**Source excerpt:**
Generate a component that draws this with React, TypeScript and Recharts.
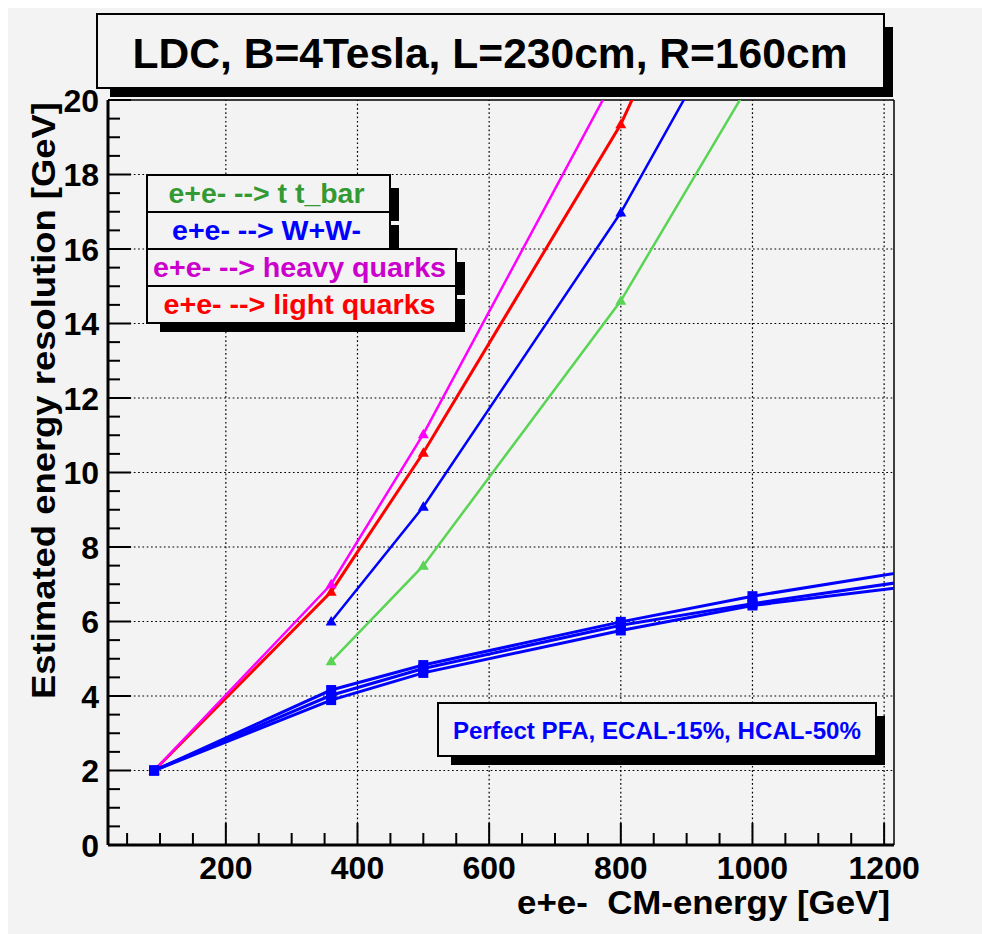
import { LineChart, Line, XAxis, YAxis, ReferenceLine } from 'recharts';

// energy points (GeV) and estimated resolution (GeV)
const lightQuarksE = [91, 360, 500, 800, 1000];
const lightQuarksRes = [2.0, 6.8, 10.53, 19.35, 27.0];
const heavyQuarksE = [91, 360, 500, 800];
const heavyQuarksRes = [2.0, 7.0, 11.03, 20.9];
const wwE = [360, 500, 800, 1000];
const wwRes = [6.0, 9.08, 16.98, 23.3];
const ttbarE = [360, 500, 800, 1000];
const ttbarRes = [4.93, 7.5, 14.61, 20.57];
const pfaE = [91, 360, 500, 800, 1000, 1500];
const pfaRes1 = [2.0, 4.16, 4.83, 5.99, 6.68, 8.09];
const pfaRes2 = [2.0, 4.02, 4.74, 5.9, 6.48, 7.76];
const pfaRes3 = [2.0, 3.89, 4.62, 5.76, 6.43, 7.5];

const xDomain = [21, 1215];
const yDomain = [0, 20];
const xTicks = [
  50, 100, 150, 200, 250, 300, 350, 400, 450, 500, 550, 600,
  650, 700, 750, 800, 850, 900, 950, 1000, 1050, 1100, 1150, 1200,
];
const xMajor = [200, 400, 600, 800, 1000, 1200];
const yTicks = [
  0, 0.5, 1, 1.5, 2, 2.5, 3, 3.5, 4, 4.5, 5, 5.5, 6, 6.5, 7, 7.5, 8, 8.5, 9, 9.5, 10,
  10.5, 11, 11.5, 12, 12.5, 13, 13.5, 14, 14.5, 15, 15.5, 16, 16.5, 17, 17.5, 18, 18.5, 19, 19.5, 20,
];
const yMajor = [0, 2, 4, 6, 8, 10, 12, 14, 16, 18, 20];
const gridX = [200, 400, 600, 800, 1000, 1200];
const gridY = [2, 4, 6, 8, 10, 12, 14, 16, 18];

const legendRows = [
  { label: 'e+e- --> t t_bar', color: '#339933', w: 243, len: 196 },
  { label: 'e+e- --> W+W-', color: '#0000ff', w: 243, len: 189 },
  { label: 'e+e- --> heavy quarks', color: '#cc00cc', w: 309, len: 293 },
  { label: 'e+e- --> light quarks', color: '#ff0000', w: 309, len: 272 },
];

const FONT = "'Liberation Sans', Arial, Helvetica, sans-serif";
const BG = '#f3f3f3';

const pts = (xs: number[], ys: number[]) => xs.map((x, i) => ({ x, y: ys[i] }));

const triangleDot = (color: string) => (p: any) => {
  const { cx, cy, index } = p;
  if (cx == null || cy == null) return <g key={index} />;
  return (
    <path
      key={index}
      d={`M${cx},${cy - 5.5} L${cx + 5.5},${cy + 4} L${cx - 5.5},${cy + 4} Z`}
      fill={color}
    />
  );
};

const squareDot = (p: any) => {
  const { cx, cy, index } = p;
  if (cx == null || cy == null) return <g key={index} />;
  return <rect key={index} x={cx - 5} y={cy - 5} width={10} height={10} fill="#0000ff" />;
};

function YTick({ x, y, payload }: any) {
  const major = yMajor.includes(payload.value);
  return (
    <g>
      <line x1={x} x2={x + (major ? 23 : 12)} y1={y} y2={y} stroke="#000" strokeWidth={2} />
      {major && (
        <text x={x - 9} y={y + 11.5} textAnchor="end" fontSize={32} fontWeight="bold" fontFamily={FONT} fill="#000">
          {payload.value}
        </text>
      )}
    </g>
  );
}

function XTick({ x, y, payload }: any) {
  const major = xMajor.includes(payload.value);
  return (
    <g>
      <line x1={x} x2={x} y1={y} y2={y - (major ? 22 : 12)} stroke="#000" strokeWidth={2} />
      {major && (
        <text x={x} y={y + 34} textAnchor="middle" fontSize={32} fontWeight="bold" fontFamily={FONT} fill="#000">
          {payload.value}
        </text>
      )}
    </g>
  );
}

function Pave({ x, y, w, h }: { x: number; y: number; w: number; h: number }) {
  return (
    <g>
      <rect x={x + 13} y={y + 13} width={w - 4} height={h - 4} fill="#000" />
      <rect x={x} y={y} width={w} height={h} fill={BG} stroke="#000" strokeWidth={2} />
    </g>
  );
}

export default function App() {
  const legendX = 139;
  const legendY = 167;
  const rowH = 37;

  return (
    <div style={{ position: 'fixed', left: 8, top: 8, width: 974, height: 926, background: BG }}>
      <LineChart
        width={974}
        height={926}
        margin={{ top: 92, right: 88, left: 40, bottom: 29 }}
      >
        <XAxis
          type="number"
          dataKey="x"
          domain={xDomain}
          allowDataOverflow
          ticks={xTicks}
          interval={0}
          height={60}
          tickSize={0}
          tickMargin={0}
          tickLine={false}
          tick={<XTick />}
          axisLine={{ stroke: '#000', strokeWidth: 3 }}
        />
        <YAxis
          type="number"
          domain={yDomain}
          allowDataOverflow
          ticks={yTicks}
          interval={0}
          width={60}
          tickSize={0}
          tickMargin={0}
          tickLine={false}
          tick={<YTick />}
          axisLine={{ stroke: '#000', strokeWidth: 3 }}
        />
        {gridY.map((v) => (
          <ReferenceLine key={`gy${v}`} y={v} stroke="#000" strokeWidth={1.2} strokeDasharray="1.7 2.6" />
        ))}
        {gridX.map((v) => (
          <ReferenceLine key={`gx${v}`} x={v} stroke="#000" strokeWidth={1.2} strokeDasharray="1.7 2.6" />
        ))}
        <ReferenceLine y={yDomain[1]} stroke="#000" strokeWidth={1.5} />
        <ReferenceLine x={xDomain[1]} stroke="#000" strokeWidth={1.5} />

        <Line
          data={pts(lightQuarksE, lightQuarksRes)}
          dataKey="y"
          type="linear"
          stroke="#ff0000"
          strokeWidth={3}
          dot={triangleDot('#ff0000')}
          activeDot={false}
          isAnimationActive={false}
        />
        <Line
          data={pts(heavyQuarksE, heavyQuarksRes)}
          dataKey="y"
          type="linear"
          stroke="#ff00ff"
          strokeWidth={2.5}
          dot={triangleDot('#ff00ff')}
          activeDot={false}
          isAnimationActive={false}
        />
        <Line
          data={pts(wwE, wwRes)}
          dataKey="y"
          type="linear"
          stroke="#0000ff"
          strokeWidth={2.5}
          dot={triangleDot('#0000ff')}
          activeDot={false}
          isAnimationActive={false}
        />
        <Line
          data={pts(ttbarE, ttbarRes)}
          dataKey="y"
          type="linear"
          stroke="#59d454"
          strokeWidth={2.5}
          dot={triangleDot('#59d454')}
          activeDot={false}
          isAnimationActive={false}
        />
        {[pfaRes1, pfaRes2, pfaRes3].map((res, i) => (
          <Line
            key={`pfa${i}`}
            data={pts(pfaE, res)}
            dataKey="y"
            type="linear"
            stroke="#0000ff"
            strokeWidth={3}
            dot={squareDot}
            activeDot={false}
            isAnimationActive={false}
          />
        ))}
      </LineChart>

      <svg
        width={974}
        height={926}
        style={{ position: 'absolute', left: 0, top: 0, pointerEvents: 'none' }}
        fontFamily={FONT}
        fontWeight="bold"
      >
        <Pave x={89} y={6} w={787} h={74} />
        <text x={482} y={60} textAnchor="middle" fontSize={42} textLength={715} lengthAdjust="spacingAndGlyphs" fill="#000">
          LDC, B=4Tesla, L=230cm, R=160cm
        </text>

        {legendRows.map((r, i) => (
          <g key={r.label}>
            <Pave x={legendX} y={legendY + i * rowH} w={r.w} h={rowH} />
            <text
              x={legendX + r.w / 2 - 2}
              y={legendY + i * rowH + rowH / 2 + 9.5}
              textAnchor="middle"
              fontSize={28}
              textLength={r.len}
              lengthAdjust="spacingAndGlyphs"
              fill={r.color}
            >
              {r.label}
            </text>
          </g>
        ))}

        <Pave x={430} y={695} w={438} h={53} />
        <text x={649} y={730.5} textAnchor="middle" fontSize={24} textLength={408} lengthAdjust="spacingAndGlyphs" fill="#0000ff">
          Perfect PFA, ECAL-15%, HCAL-50%
        </text>

        <text
          x={882}
          y={906}
          textAnchor="end"
          fontSize={34}
          textLength={373}
          lengthAdjust="spacingAndGlyphs"
          fill="#000"
          style={{ whiteSpace: 'pre' }}
        >
          {'e+e-  CM-energy [GeV]'}
        </text>
        <text
          transform="translate(47,94) rotate(-90)"
          textAnchor="end"
          fontSize={34}
          textLength={597}
          lengthAdjust="spacingAndGlyphs"
          fill="#000"
        >
          Estimated energy resolution [GeV]
        </text>
      </svg>
    </div>
  );
}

**Task requirements:**
Please reproduce the listing exactly from its opening line through the line that contains "const pts = (xs: number[], ys: number[])", both included, with all pictures omitted.

**Answer for the task:**
Generate a component that draws this with React, TypeScript and Recharts.
import { LineChart, Line, XAxis, YAxis, ReferenceLine } from 'recharts';

// energy points (GeV) and estimated resolution (GeV)
const lightQuarksE = [91, 360, 500, 800, 1000];
const lightQuarksRes = [2.0, 6.8, 10.53, 19.35, 27.0];
const heavyQuarksE = [91, 360, 500, 800];
const heavyQuarksRes = [2.0, 7.0, 11.03, 20.9];
const wwE = [360, 500, 800, 1000];
const wwRes = [6.0, 9.08, 16.98, 23.3];
const ttbarE = [360, 500, 800, 1000];
const ttbarRes = [4.93, 7.5, 14.61, 20.57];
const pfaE = [91, 360, 500, 800, 1000, 1500];
const pfaRes1 = [2.0, 4.16, 4.83, 5.99, 6.68, 8.09];
const pfaRes2 = [2.0, 4.02, 4.74, 5.9, 6.48, 7.76];
const pfaRes3 = [2.0, 3.89, 4.62, 5.76, 6.43, 7.5];

const xDomain = [21, 1215];
const yDomain = [0, 20];
const xTicks = [
  50, 100, 150, 200, 250, 300, 350, 400, 450, 500, 550, 600,
  650, 700, 750, 800, 850, 900, 950, 1000, 1050, 1100, 1150, 1200,
];
const xMajor = [200, 400, 600, 800, 1000, 1200];
const yTicks = [
  0, 0.5, 1, 1.5, 2, 2.5, 3, 3.5, 4, 4.5, 5, 5.5, 6, 6.5, 7, 7.5, 8, 8.5, 9, 9.5, 10,
  10.5, 11, 11.5, 12, 12.5, 13, 13.5, 14, 14.5, 15, 15.5, 16, 16.5, 17, 17.5, 18, 18.5, 19, 19.5, 20,
];
const yMajor = [0, 2, 4, 6, 8, 10, 12, 14, 16, 18, 20];
const gridX = [200, 400, 600, 800, 1000, 1200];
const gridY = [2, 4, 6, 8, 10, 12, 14, 16, 18];

const legendRows = [
  { label: 'e+e- --> t t_bar', color: '#339933', w: 243, len: 196 },
  { label: 'e+e- --> W+W-', color: '#0000ff', w: 243, len: 189 },
  { label: 'e+e- --> heavy quarks', color: '#cc00cc', w: 309, len: 293 },
  { label: 'e+e- --> light quarks', color: '#ff0000', w: 309, len: 272 },
];

const FONT = "'Liberation Sans', Arial, Helvetica, sans-serif";
const BG = '#f3f3f3';

const pts = (xs: number[], ys: number[]) => xs.map((x, i) => ({ x, y: ys[i] }));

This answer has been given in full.